The article revisits the Mackinder doctrine. This was the thesis, put forward by a geographer in the early 20th century, that the crux for global power is control of the Eurasian landmass. Mackinder believed that the powers that ruled it would become the dominant global power, while those on the Atlantic fringe of the landmass, such as Britain, would be doomed to decline. He notes that Russia is rich in supplies of oil and natural gas, which it can easily supply through the construction of projected pipelines, to Europe.
Whitney states that the Americans are also concerned at the way the Chinese are also increasing their economic connections across Eurasian through the construction of roads and railways allowing the rapid and efficient transhipment of their consumer goods. Hence the construction and reinforcement of American military bases in South Korea and in the Far East. The Americans hope to block China’s economic growth by dominating the sea lanes militarily.
Whitney also argues that the Russians and Chinese are emerging as the new, global economic powers against America because they are actually better at capitalism than the Americans are. They are building new infrastructure – roads, railways and pipelines, to allow them to exploit the markets in central Asia and Europe, while the Americans can only try to compete with them through threatening them with military force. Hence the continuation of the conflict in Syria with as a proxy war against Russia.
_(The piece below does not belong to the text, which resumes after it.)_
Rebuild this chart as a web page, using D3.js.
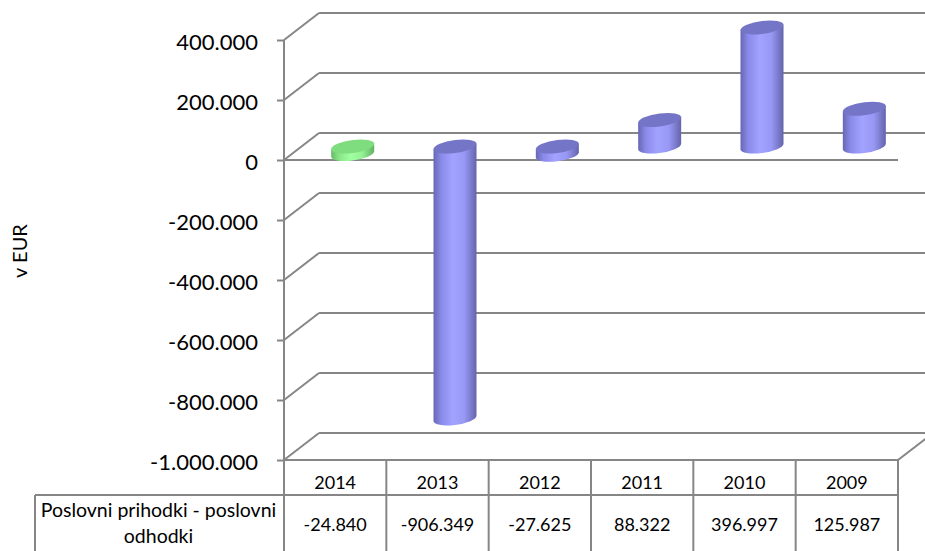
<!DOCTYPE html>
<html lang="sl">
<head>
<meta charset="UTF-8">
<title>Poslovni prihodki - poslovni odhodki</title>
<script src="https://d3js.org/d3.v7.min.js"></script>
<style>
    body { margin: 0; background: #fff; }
    svg text { font-family: Lato, "Open Sans", sans-serif; fill: #000; }
</style>
</head>
<body>
<div id="chart"></div>
<script>
    const years = ['2014', '2013', '2012', '2011', '2010', '2009']
    const values = [-24840, -906349, -27625, 88322, 396997, 125987]
    const yTicks = [400000, 200000, 0, -200000, -400000, -600000, -800000, -1000000]
    const rowLabel = ['Poslovni prihodki - poslovni', 'odhodki']
    const axisTitle = 'v EUR'

    const W = 925, H = 551
    const dx = 35, dy = -27   // depth of 3d box

    const loc = d3.formatLocale({ decimal: ',', thousands: '.', grouping: [3], currency: ['', ' €'], minus: '-' })
    const fmt = loc.format(',d')

    const svg = d3.select('#chart').append('svg')
        .attr('width', W).attr('height', H)

    const x = d3.scaleBand().domain(years).range([284, 898])
    const y = d3.scaleLinear().domain([-1000000, 400000]).range([460, 40])

    const defs = svg.append('defs')
    function grad(id, stops) {
        const g = defs.append('linearGradient').attr('id', id)
            .attr('x1', '0%').attr('x2', '100%').attr('y1', '0%').attr('y2', '0%')
        stops.forEach(s => g.append('stop').attr('offset', s[0]).attr('stop-color', s[1]))
    }
    grad('blue', [['0%', '#6767b4'], ['18%', '#8a8aea'], ['45%', '#a2a2ff'], ['72%', '#9797f4'], ['100%', '#6464ac']])
    grad('green', [['0%', '#66bb66'], ['18%', '#88e488'], ['45%', '#a0ffa0'], ['72%', '#94f294'], ['100%', '#62b062']])

    const grid = '#868686'
    const lines = svg.append('g').attr('stroke', grid).attr('stroke-width', 2).attr('fill', 'none')

    // back wall + side wall gridlines
    yTicks.forEach(t => {
        lines.append('line').attr('x1', 284 + dx).attr('x2', 898 + dx + 10)
            .attr('y1', y(t) + dy).attr('y2', y(t) + dy)
        lines.append('line').attr('x1', 284).attr('x2', 284 + dx)
            .attr('y1', y(t)).attr('y2', y(t) + dy)
    })
    // floor
    lines.append('line').attr('x1', 898).attr('x2', 898 + dx)
        .attr('y1', y(-1000000)).attr('y2', y(-1000000) + dy)

    // cylinders
    const rx = 21.5, ry = 6.5
    const bars = svg.append('g')
    values.forEach((v, i) => {
        const cx = x(years[i]) + x.bandwidth() / 2 + dx / 2
        const top = y(Math.max(v, 0)) + dy / 2
        const bot = y(Math.min(v, 0)) + dy / 2
        const col = i === 0 ? 'green' : 'blue'
        const g = bars.append('g').attr('transform', `translate(${cx},0) skewY(-7)`)
        g.append('path')
            .attr('d', `M${-rx},${top} L${-rx},${bot} A${rx},${ry} 0 0 0 ${rx},${bot} L${rx},${top} Z`)
            .attr('fill', `url(#${col})`)
        g.append('ellipse').attr('cx', 0).attr('cy', top).attr('rx', rx).attr('ry', ry)
            .attr('fill', i === 0 ? '#7fdc7f' : '#7575c8')
    })

    // zero line in front
    lines.append('line').attr('x1', 284).attr('x2', 898)
        .attr('y1', y(0)).attr('y2', y(0))

    // y axis
    const yAxis = d3.axisLeft(y).tickValues(yTicks).tickFormat(fmt)
        .tickSize(7).tickPadding(19)
    const ax = svg.append('g').attr('transform', 'translate(284,0)').call(yAxis)
    ax.select('.domain').attr('stroke', grid).attr('stroke-width', 2).attr('d', `M0,${y(400000)}V${y(-1000000)}`)
    ax.selectAll('.tick line').attr('stroke', grid).attr('stroke-width', 2)
    ax.selectAll('.tick text').attr('font-size', 22).attr('font-family', 'Lato, sans-serif')
        .attr('dy', '0.42em')

    svg.append('text').attr('transform', 'translate(27,251) rotate(-90)')
        .attr('text-anchor', 'middle').attr('font-size', 20).text(axisTitle)

    // data table
    const t = svg.append('g').attr('stroke', grid).attr('stroke-width', 2).attr('fill', 'none')
    const rowTop = y(-1000000), rowMid = 495
    t.append('line').attr('x1', 284).attr('x2', 898).attr('y1', rowTop).attr('y2', rowTop)
    t.append('line').attr('x1', 35).attr('x2', 898).attr('y1', rowMid).attr('y2', rowMid)
    t.append('line').attr('x1', 35).attr('x2', 35).attr('y1', rowMid).attr('y2', H)
    years.forEach(d => {
        t.append('line').attr('x1', x(d)).attr('x2', x(d)).attr('y1', rowTop).attr('y2', H)
    })
    t.append('line').attr('x1', 898).attr('x2', 898).attr('y1', rowTop).attr('y2', H)

    const tx = svg.append('g').attr('font-size', 18).attr('text-anchor', 'middle')
    years.forEach((d, i) => {
        tx.append('text').attr('x', x(d) + x.bandwidth() / 2).attr('y', 489).text(d)
        tx.append('text').attr('x', x(d) + x.bandwidth() / 2).attr('y', 531).text(fmt(values[i]))
    })
    rowLabel.forEach((s, i) => {
        tx.append('text').attr('x', 158.5).attr('y', 517 + i * 26)
            .attr('font-size', 19.5).text(s)
    })
</script>
</body>
</html>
Whitney also makes the point that blocking the emergence of a single free trade block in Eurasia is vital for the survival of the American economy. The moment such a free trade zone stopped using the dollar it would knock one of the key financial supports out of the American economy, causing markets to collapse, the dollar to slump and the economy to fall into depression.
This is very interesting, as it shows just how far current international tensions with Putin’s Russia are caused by America’s fears of a resurgent Russia and China, and its own looming economic irrelevance. The use of the dollar as the international currency is absolutely critical in this. One of the reasons why Colonel Gadaffy was overthrown was because the ‘mad dog of the Middle East’ wanted to create an Arab economic bloc like the EU, which would use the dinar rather than the dollar as its international currency. America’s economy is propped up to a very large degree through the use of the dollar as the international currency of the petrochemical industry. Once that goes, the American economy, and its status as the world’s only superpower, goes up. Hence the Americans determination to have him overthrown, even if that meant the collapse of Libya as a functioning state and the replacement of its secular welfare state by a hardline theocratic regime.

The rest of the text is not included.